It was finally warm enough that I only grabbed my jacket as an afterthought. The jacket that has since been abandoned in the same car that brought me to you on that warm May night. We were late, like always, you had already expected as much from our mutual friends whose habits were already familiar to you. I walked in with an air of trumped up confidence on heels that were worn to make me stand taller than I felt. I scanned the room until my eyes fell on your face for the first time. I can’t imagine what I might have looked like to you in that moment. Could you already see the stars in my eyes I wonder? Was my stomach turning inside out as transparent as I felt it was. I’ve told you since how I almost panicked, rushing to the bar to order a drink to calm down before working up the impossible nerve to choose a seat next to you.

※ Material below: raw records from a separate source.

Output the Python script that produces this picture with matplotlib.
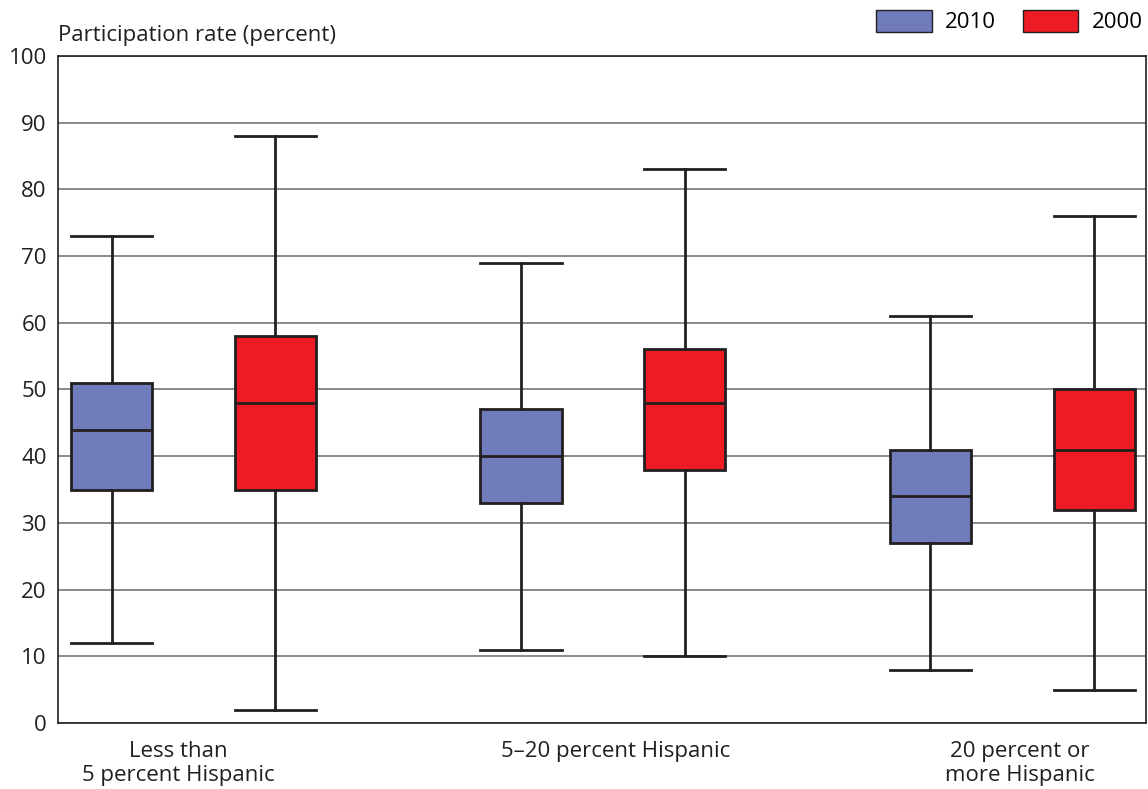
import matplotlib.pyplot as plt
from matplotlib.patches import Patch

plt.rcParams['font.family'] = ['Open Sans', 'DejaVu Sans']

# Participation rate by share of Hispanic population
grupos = ['Less than\n5 percent Hispanic', '5\u201320 percent Hispanic', '20 percent or\nmore Hispanic']
anos = ['2010', '2000']
cores = ['#6f7bbb', '#ed1c24']

# whisker low, Q1, median, Q3, whisker high
stats_2010 = [(12, 35, 44, 51, 73), (11, 33, 40, 47, 69), (8, 27, 34, 41, 61)]
stats_2000 = [(2, 35, 48, 58, 88), (10, 38, 48, 56, 83), (5, 32, 41, 50, 76)]

fs = 16

fig = plt.figure(figsize=(11.48, 7.89), dpi=100)
ax = fig.add_axes([0.0505, 0.0837, 0.9475, 0.8453])

def montar(stats):
    return [dict(whislo=s[0], q1=s[1], med=s[2], q3=s[3], whishi=s[4], fliers=[]) for s in stats]

linha = dict(color='#231f20', linewidth=2)
for i, (stats, cor) in enumerate(zip([stats_2010, stats_2000], cores)):
    pos = [g + (-0.2 if i == 0 else 0.2) for g in range(len(grupos))]
    ax.bxp(montar(stats), positions=pos, widths=0.198, patch_artist=True,
           showfliers=False, boxprops=dict(facecolor=cor, edgecolor='#231f20', linewidth=2),
           medianprops=linha, whiskerprops=linha, capprops=linha, capwidths=0.198,
           zorder=3)

ax.set_xlim(-0.331, 2.326)
ax.set_ylim(0, 100)
ax.set_yticks(range(0, 101, 10))
ax.yaxis.grid(True, color='#808080', linewidth=1.3)
ax.set_axisbelow(True)
ax.tick_params(axis='y', length=0, labelsize=fs, pad=8, colors='#231f20')
ax.tick_params(axis='x', length=0, labelsize=fs, pad=13, colors='#231f20')
ax.set_xticks([-0.038, 1.03, 2.018])
ax.set_xticklabels(grupos, linespacing=1.2)
for s in ax.spines.values():
    s.set_color('#231f20')
    s.set_linewidth(1.2)

fig.text(0.0505, 0.948, 'Participation rate (percent)', fontsize=fs, color='#231f20', va='baseline')

handles = [Patch(facecolor=c, edgecolor='#231f20', linewidth=1) for c in cores]
fig.legend(handles, anos, loc='upper right', bbox_to_anchor=(1.007, 1.004), ncol=2, frameon=False,
           fontsize=fs, handlelength=2.5, handleheight=1.1, columnspacing=1.2, handletextpad=0.6,
           borderaxespad=0.2)

plt.savefig('out.png', dpi=100)
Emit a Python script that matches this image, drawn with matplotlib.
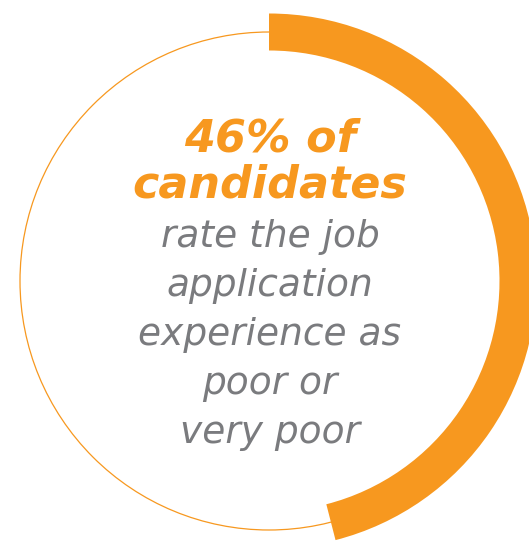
import matplotlib.pyplot as plt
from matplotlib.patches import Wedge, Circle

# data
share = [46]          # percent of candidates
headline = ["46% of", "candidates"]
body = ["rate the job", "application", "experience as", "poor or", "very poor"]

ORANGE = "#F7981F"
GREY = "#7A7B7E"

W, H = 529, 547
fig = plt.figure(figsize=(W / 100, H / 100), dpi=100)
ax = fig.add_axes([0, 0, 1, 1])
ax.set_xlim(0, W)
ax.set_ylim(0, H)
ax.axis("off")

cx, cy, r = 269, H - 281, 249

# thin full ring
ax.add_patch(Circle((cx, cy), r, fill=False, ec=ORANGE, lw=0.9))

# thick arc, clockwise from 12 o'clock
sweep = share[0] / 100 * 360
ax.add_patch(Wedge((cx, cy), r + 18.5, 90 - sweep, 90, width=37, fc=ORANGE, ec="none"))

# headline
for i, line in enumerate(headline):
    ax.text(cx + 1, H - (152 + i * 46), line, ha="center", va="baseline",
            fontsize=32, fontweight="bold", fontstyle="italic",
            family="DejaVu Sans", color=ORANGE)

for i, line in enumerate(body):
    ax.text(cx + 1, H - (247 + i * 49), line, ha="center", va="baseline",
            fontsize=27, fontstyle="italic",
            family="DejaVu Sans", color=GREY)

fig.savefig("out.png", dpi=100)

This moment felt surreal because to me you still seemed like something I might have dream up, the picture of the man I always wanted, but never felt like I deserved. What could have been the awkward and stalled conversations of two people getting to know each other instead seems to ease its way along while we spent the night surrounded by crowds of people but acting like we were the only two people in the room.
Since that first night, on the first warm breaths of summer air, you have become so much more to me that I ever imagined. You see, I had spent sometime pinning down all the qualities I thought another person should possess for the next person I would love. I thought I needed every romantic notion and the kind of person that only existed in my dreams. You were all at once everything I thought I always wanted and also nothing at all like I expected. Meeting you has made me realize that romanticized ideas about what other people should are should not be and qualities we think we need an another person don’t really exist at all.
You are exactly what I never knew I needed. Your quiet grace and confidence offsets my outgoing and gregarious nature. While I am exceedingly overwhelming, you are continuously understated. In many ways, I always used to describe myself as the sun. Radiant and ever shining, basking the the glow of those who celebrated my ever move. But you, you are much more the moon. Soft glowing and understated, so rarely drawing attention to your presence unless you are one who chooses to behold it. I used to be afraid of the night, its depth and wonder mysterious and blurring everything at the edges. But you have illuminated my night sky from the moment I met you. The tides of my ever-raging soul finally finding guidance. I used to think the sun and the moon couldn’t exist together, lunar eclipses always did seem too fleeting to last. But maybe the two, both so beautiful in their own right, were always meant to balance out each other. You my dear, eclipsed me from the moment we met, making me finally see the true magic of a summer night sky. I will happily now be guided by the moonlight.